The new edition of Simone de Beauvoir’s The Second Sex is out; it’s a new translation by Constance Borde and Sheila Malovany-Chevallier. And one could get worked up over what the New York Times has done about it. But I am not sure whether we should. See below.
The story so far:
In the US The Second Sex was released by Random House on April 13 of this year. Reviews are just starting to come in; perhaps because of an earlier release, the British are ahead: the Time’s Higher Ed suppl has a short piece; a fuller piece can be found in the Independent. These do not undertake the task of full scholarly assessment. Toril Moi does provide such an assessment in the London Review of Books, and it is decidedly a hatchet job. (The comments are worth reading.)
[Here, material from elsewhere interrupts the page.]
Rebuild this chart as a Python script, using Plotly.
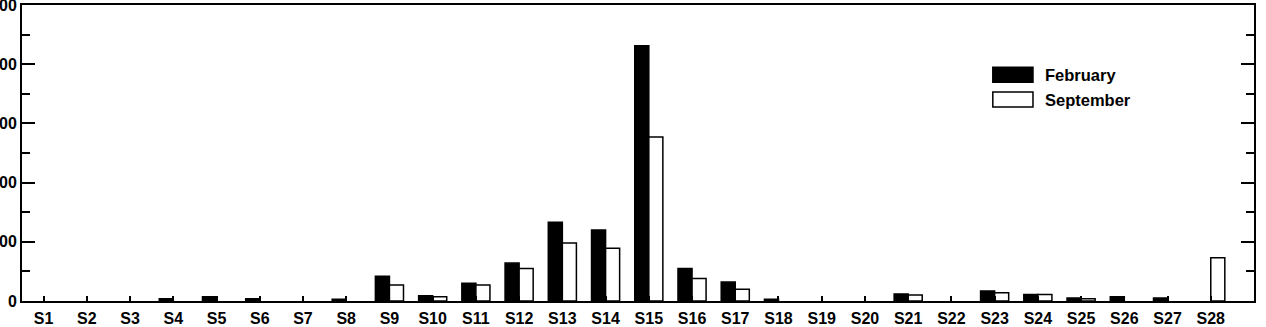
import plotly.graph_objects as go

categories = [f"S{i}" for i in range(1, 29)]
february = [0, 0, 0, 4, 7, 4, 0, 3, 42, 9, 30, 64, 133, 120, 431, 55, 32, 3, 0, 0, 12, 0, 17, 11, 5, 7, 5, 0]
september = [0, 0, 0, 0, 0, 0, 0, 0, 27, 7, 27, 55, 98, 89, 277, 38, 20, 0, 0, 0, 10, 0, 14, 11, 4, 0, 0, 73]
y_ticks = [0, 100, 200, 300, 400, 500]
legend_names = ["February", "September"]

FONT = dict(family="Liberation Sans, Arial, sans-serif", size=16, color="black", weight=700)


def outline(vals):
    return [1.5 if v > 0 else 0 for v in vals]


fig = go.Figure()
fig.add_trace(go.Bar(x=categories, y=february, name=legend_names[0],
                     marker=dict(color="black", line=dict(color="black", width=outline(february))),
                     showlegend=False))
fig.add_trace(go.Bar(x=categories, y=september, name=legend_names[1],
                     marker=dict(color="white", line=dict(color="black", width=outline(september))),
                     showlegend=False))

# custom legend (swatches + labels)
sw = [(0.788, 0.8206, 0.739, 0.790, "black"), (0.788, 0.8206, 0.655, 0.706, "white")]
for (x0, x1, y0, y1, c), name in zip(sw, legend_names):
    fig.add_shape(type="rect", xref="paper", yref="paper", x0=x0, x1=x1, y0=y0, y1=y1,
                  fillcolor=c, line=dict(color="black", width=1.5))
    fig.add_annotation(xref="paper", yref="paper", x=0.8285, y=(y0 + y1) / 2,
                       text=name, showarrow=False, xanchor="left", yanchor="middle",
                       font=dict(FONT, size=16.5))

fig.update_layout(
    template="none",
    width=1266, height=327,
    margin=dict(l=22, r=12, t=5, b=26, autoexpand=False),
    barmode="group", bargap=0.35, bargroupgap=0,
    plot_bgcolor="white", paper_bgcolor="white",
    font=FONT,
)
fig.update_xaxes(
    type="category", range=[-0.5, 28], automargin=False,
    showline=True, linecolor="black", linewidth=2, mirror=True,
    ticks="inside", ticklen=5, tickwidth=1.5, tickcolor="black",
    showgrid=False, zeroline=False, tickfont=FONT, ticklabelstandoff=2,
)
fig.update_yaxes(
    range=[0, 500], automargin=False,
    tickvals=y_ticks, ticktext=[str(v) for v in y_ticks],
    ticklabeloverflow="allow",
    showline=True, linecolor="black", linewidth=2, mirror="ticks",
    ticks="inside", ticklen=13, tickwidth=2, tickcolor="black",
    minor=dict(ticks="inside", ticklen=8, tickwidth=2, tickcolor="black", dtick=50, showgrid=False),
    showgrid=False, zeroline=False, tickfont=FONT,
)

fig.write_html("out.html")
In contrast, the reviews haven’t started to appear yet in comparable US intellectual magazines, such as the New York Reivew of Books or the NY Times Sunday Book Review. Or the New Yorker. Salon does report on the Moi review, and Slate has a bit by Katie Roiphe, which pronounces it an improved translation of a classic work by an ambiguous feminist heroine. (Roiphe, we should point out, is an expert on ambiguous feminism, at least as a practice.) The ambiguity is due to features of her life, her scandalous life, which includes the presence of pictures of her bum!!
Here’s where it starts to get, well, dialectical. Can we really as feminists approve of talking about de Beauvoir’s fashion style and body bits?
Enter the New York Times. Not its more serious review sections, but its Style Magazine, T, which must be the only part of the Times I never read. Too, too depressing unless one wants to be 21 and a size 0. Or at least could reasonably hope to pass oneself off as something similar.
And Style does pick up on such things as the bum and the hotness issue. I mean, it is Style. To be fair to them, they do see it’s a bit odd and remark that they’ve done such style assessements of a dictator and a literary lion. And they have.
jezebel.com takes them to task for this, saying, I think incorrectly, that they sidestep the question of whether a male philosophy would get the same treatment. Nonetheless, there are very serious general concerns, ones familiar to feminists, and Monkey raised them here with regard to the bum controversy. Can’t we discuss a female philosopher without these reductive comments taking over?
jezebel.com says that it would be nice if we could evaluate Beauvoir the intellectual without also talking about her naked ass. That seems exactly right. And the British publications do that. However, is it a fair criticism of Style that it does not?
Thanks to SG, who alerted us to the issues!